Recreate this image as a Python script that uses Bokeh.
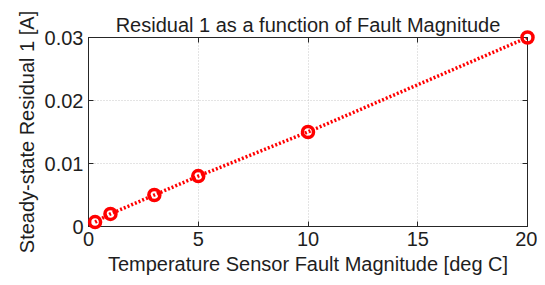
from bokeh.plotting import figure
from bokeh.models import Range1d, FixedTicker, LinearAxis
from bokeh.embed import file_html
from bokeh.resources import INLINE

fault_mag = [0.3, 1, 3, 5, 10, 20]
residual = [0.0007, 0.002, 0.005, 0.008, 0.015, 0.03]
x_ticks = [0, 5, 10, 15, 20]
y_ticks = [0, 0.01, 0.02, 0.03]
y_tick_labels = ["0", "0.01", "0.02", "0.03"]

FONT = "Liberation Sans"
TXT = "#1e1e1e"

p = figure(width=537, height=277, output_backend="svg", toolbar_location=None,
           x_range=Range1d(0, 20), y_range=Range1d(0, 0.03),
           min_border_left=88, min_border_right=10, min_border_top=37, min_border_bottom=51)

p.title.text = "Residual 1 as a function of Fault Magnitude"
p.title.align = "center"
p.title.vertical_align = "top"
p.title.text_font = FONT
p.title.text_font_size = "20px"
p.title.text_font_style = "normal"
p.title.text_color = TXT
p.title.offset = 0
p.title.standoff = 0

p.outline_line_color = "#262626"
p.outline_line_width = 1
p.background_fill_color = "white"
p.border_fill_color = "white"

p.xaxis.ticker = FixedTicker(ticks=x_ticks)
p.yaxis.ticker = FixedTicker(ticks=y_ticks)
p.yaxis.major_label_overrides = {t: l for t, l in zip(y_ticks, y_tick_labels)}
p.xaxis.axis_label = "Temperature Sensor Fault Magnitude [deg C]"
p.yaxis.axis_label = "Steady-state Residual 1 [A]"

for ax in (p.xaxis, p.yaxis):
    ax.major_tick_in = 5
    ax.major_tick_out = 0
    ax.minor_tick_in = 0
    ax.minor_tick_out = 0
    ax.axis_line_color = "#262626"
    ax.major_tick_line_color = "#262626"
    ax.major_label_text_font = FONT
    ax.major_label_text_font_size = "20px"
    ax.major_label_text_color = TXT
    ax.axis_label_text_font = FONT
    ax.axis_label_text_font_size = "20px"
    ax.axis_label_text_font_style = "normal"
    ax.axis_label_text_color = TXT
    ax.major_label_standoff = 5
    ax.axis_label_standoff = 4

for loc, tk in (("above", x_ticks), ("right", y_ticks)):
    a = LinearAxis(ticker=FixedTicker(ticks=tk), major_tick_in=5, major_tick_out=0,
                   minor_tick_in=0, minor_tick_out=0, major_label_text_font_size="0px",
                   major_label_standoff=0, axis_line_color="#262626",
                   major_tick_line_color="#262626")
    p.add_layout(a, loc)

p.grid.grid_line_color = "#c8c8c8"
p.grid.grid_line_dash = "1 2"
p.grid.grid_line_width = 1

p.line(fault_mag, residual, line_color="red", line_width=3.5, line_dash="2 2")
p.scatter(fault_mag, residual, marker="circle", size=11, fill_color=None,
          line_color="red", line_width=3.5, level="overlay")

open("out.html", "w").write(file_html(p, INLINE))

______

> **Your instructions**
Leave out any pictures and return exactly the lines from the beginning of the data through the line with "from bokeh.resources import INLINE", inclusive.

> **Final answer**
Recreate this image as a Python script that uses Bokeh.
from bokeh.plotting import figure
from bokeh.models import Range1d, FixedTicker, LinearAxis
from bokeh.embed import file_html
from bokeh.resources import INLINE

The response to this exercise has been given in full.